- WHAT YOU ARE ASKED TO DO -
Retype the listing below line for line, but only from the line with "Recreate this image" down to the line with "ax.spines[s].set_color('#111111')", inclusive. Pictures stay out.

- Charts and diagrams as code -
+===+
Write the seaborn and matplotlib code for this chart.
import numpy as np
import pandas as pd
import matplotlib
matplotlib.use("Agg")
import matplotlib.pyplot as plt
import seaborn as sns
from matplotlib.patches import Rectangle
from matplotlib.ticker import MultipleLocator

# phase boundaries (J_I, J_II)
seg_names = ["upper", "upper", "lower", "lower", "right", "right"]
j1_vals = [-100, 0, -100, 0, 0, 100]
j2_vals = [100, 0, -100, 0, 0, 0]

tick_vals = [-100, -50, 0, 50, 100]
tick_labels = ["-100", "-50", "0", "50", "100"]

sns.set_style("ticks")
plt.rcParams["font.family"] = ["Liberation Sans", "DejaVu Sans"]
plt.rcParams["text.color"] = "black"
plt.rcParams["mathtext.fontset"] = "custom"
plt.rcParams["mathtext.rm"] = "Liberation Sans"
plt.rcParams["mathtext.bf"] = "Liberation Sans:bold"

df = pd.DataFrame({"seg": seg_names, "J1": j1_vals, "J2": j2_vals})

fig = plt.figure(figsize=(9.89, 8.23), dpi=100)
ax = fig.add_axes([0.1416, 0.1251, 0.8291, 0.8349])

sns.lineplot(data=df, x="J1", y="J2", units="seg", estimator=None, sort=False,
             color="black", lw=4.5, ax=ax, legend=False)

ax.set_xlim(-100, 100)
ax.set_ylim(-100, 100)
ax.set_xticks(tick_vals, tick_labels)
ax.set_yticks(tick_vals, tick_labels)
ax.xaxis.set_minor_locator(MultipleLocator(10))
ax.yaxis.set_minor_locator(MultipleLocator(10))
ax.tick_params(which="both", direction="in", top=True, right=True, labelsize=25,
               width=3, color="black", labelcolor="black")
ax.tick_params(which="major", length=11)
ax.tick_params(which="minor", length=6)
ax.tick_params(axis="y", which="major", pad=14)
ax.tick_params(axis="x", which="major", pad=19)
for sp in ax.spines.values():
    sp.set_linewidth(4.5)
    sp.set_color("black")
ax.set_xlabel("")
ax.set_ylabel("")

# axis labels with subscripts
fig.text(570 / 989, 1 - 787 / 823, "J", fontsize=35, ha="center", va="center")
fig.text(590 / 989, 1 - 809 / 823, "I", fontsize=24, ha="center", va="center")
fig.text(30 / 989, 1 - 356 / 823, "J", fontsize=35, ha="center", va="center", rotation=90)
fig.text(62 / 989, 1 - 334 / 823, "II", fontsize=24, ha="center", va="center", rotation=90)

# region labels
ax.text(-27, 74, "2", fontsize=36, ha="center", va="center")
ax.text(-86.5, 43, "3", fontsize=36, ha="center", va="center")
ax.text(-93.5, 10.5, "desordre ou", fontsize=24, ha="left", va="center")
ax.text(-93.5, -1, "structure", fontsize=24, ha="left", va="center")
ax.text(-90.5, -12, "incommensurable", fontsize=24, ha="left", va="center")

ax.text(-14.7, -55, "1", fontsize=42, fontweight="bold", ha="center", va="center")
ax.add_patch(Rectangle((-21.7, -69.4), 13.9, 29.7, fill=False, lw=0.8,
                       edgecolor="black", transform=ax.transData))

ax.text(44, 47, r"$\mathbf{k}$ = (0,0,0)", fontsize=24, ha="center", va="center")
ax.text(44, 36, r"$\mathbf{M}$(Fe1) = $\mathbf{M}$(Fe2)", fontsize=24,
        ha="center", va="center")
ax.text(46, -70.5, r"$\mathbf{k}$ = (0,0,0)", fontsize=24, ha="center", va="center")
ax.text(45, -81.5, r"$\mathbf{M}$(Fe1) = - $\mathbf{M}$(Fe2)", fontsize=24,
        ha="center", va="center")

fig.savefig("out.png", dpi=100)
+===+
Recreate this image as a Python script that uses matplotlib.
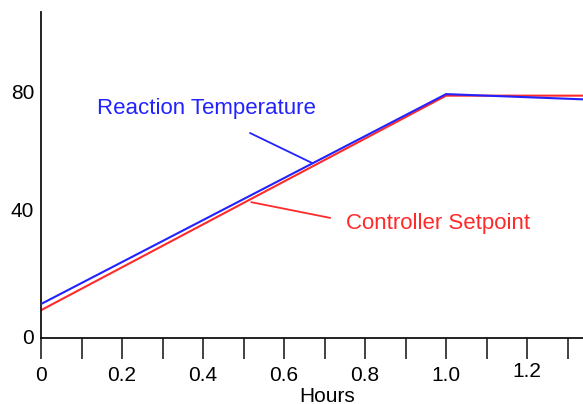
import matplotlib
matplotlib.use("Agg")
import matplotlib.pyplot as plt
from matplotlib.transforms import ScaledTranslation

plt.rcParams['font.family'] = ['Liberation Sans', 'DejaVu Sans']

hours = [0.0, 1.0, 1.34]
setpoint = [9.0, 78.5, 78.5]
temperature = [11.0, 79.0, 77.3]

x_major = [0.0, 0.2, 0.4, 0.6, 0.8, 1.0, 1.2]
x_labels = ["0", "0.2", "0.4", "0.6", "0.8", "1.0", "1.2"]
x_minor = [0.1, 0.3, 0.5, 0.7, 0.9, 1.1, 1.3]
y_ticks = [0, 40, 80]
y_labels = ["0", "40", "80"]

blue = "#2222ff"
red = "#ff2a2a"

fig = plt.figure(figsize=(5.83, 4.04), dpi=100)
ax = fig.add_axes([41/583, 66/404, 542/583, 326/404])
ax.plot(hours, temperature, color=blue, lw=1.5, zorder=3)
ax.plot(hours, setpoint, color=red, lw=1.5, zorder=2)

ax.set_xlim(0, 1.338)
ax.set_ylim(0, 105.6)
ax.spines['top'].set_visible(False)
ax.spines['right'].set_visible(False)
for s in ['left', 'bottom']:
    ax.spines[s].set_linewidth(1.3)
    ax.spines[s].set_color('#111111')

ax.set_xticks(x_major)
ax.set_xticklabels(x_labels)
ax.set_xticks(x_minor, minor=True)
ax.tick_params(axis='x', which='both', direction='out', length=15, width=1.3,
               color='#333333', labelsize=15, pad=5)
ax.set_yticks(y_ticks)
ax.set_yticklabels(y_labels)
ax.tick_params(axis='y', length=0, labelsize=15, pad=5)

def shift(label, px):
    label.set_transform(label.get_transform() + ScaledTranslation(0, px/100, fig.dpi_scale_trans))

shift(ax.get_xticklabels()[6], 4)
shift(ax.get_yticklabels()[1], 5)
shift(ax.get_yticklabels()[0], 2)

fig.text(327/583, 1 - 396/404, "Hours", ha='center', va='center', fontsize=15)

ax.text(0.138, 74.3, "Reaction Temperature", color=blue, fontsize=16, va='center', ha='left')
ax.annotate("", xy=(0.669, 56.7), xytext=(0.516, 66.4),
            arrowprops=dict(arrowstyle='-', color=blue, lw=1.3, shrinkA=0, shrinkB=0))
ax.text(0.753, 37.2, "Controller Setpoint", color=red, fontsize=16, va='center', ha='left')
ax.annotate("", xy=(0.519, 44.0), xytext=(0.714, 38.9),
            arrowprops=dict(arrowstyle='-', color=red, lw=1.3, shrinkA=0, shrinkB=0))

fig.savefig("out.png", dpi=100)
+===+
- TASK SOLUTION -
Recreate this image as a Python script that uses matplotlib.
import matplotlib
matplotlib.use("Agg")
import matplotlib.pyplot as plt
from matplotlib.transforms import ScaledTranslation

plt.rcParams['font.family'] = ['Liberation Sans', 'DejaVu Sans']

hours = [0.0, 1.0, 1.34]
setpoint = [9.0, 78.5, 78.5]
temperature = [11.0, 79.0, 77.3]

x_major = [0.0, 0.2, 0.4, 0.6, 0.8, 1.0, 1.2]
x_labels = ["0", "0.2", "0.4", "0.6", "0.8", "1.0", "1.2"]
x_minor = [0.1, 0.3, 0.5, 0.7, 0.9, 1.1, 1.3]
y_ticks = [0, 40, 80]
y_labels = ["0", "40", "80"]

blue = "#2222ff"
red = "#ff2a2a"

fig = plt.figure(figsize=(5.83, 4.04), dpi=100)
ax = fig.add_axes([41/583, 66/404, 542/583, 326/404])
ax.plot(hours, temperature, color=blue, lw=1.5, zorder=3)
ax.plot(hours, setpoint, color=red, lw=1.5, zorder=2)

ax.set_xlim(0, 1.338)
ax.set_ylim(0, 105.6)
ax.spines['top'].set_visible(False)
ax.spines['right'].set_visible(False)
for s in ['left', 'bottom']:
    ax.spines[s].set_linewidth(1.3)
    ax.spines[s].set_color('#111111')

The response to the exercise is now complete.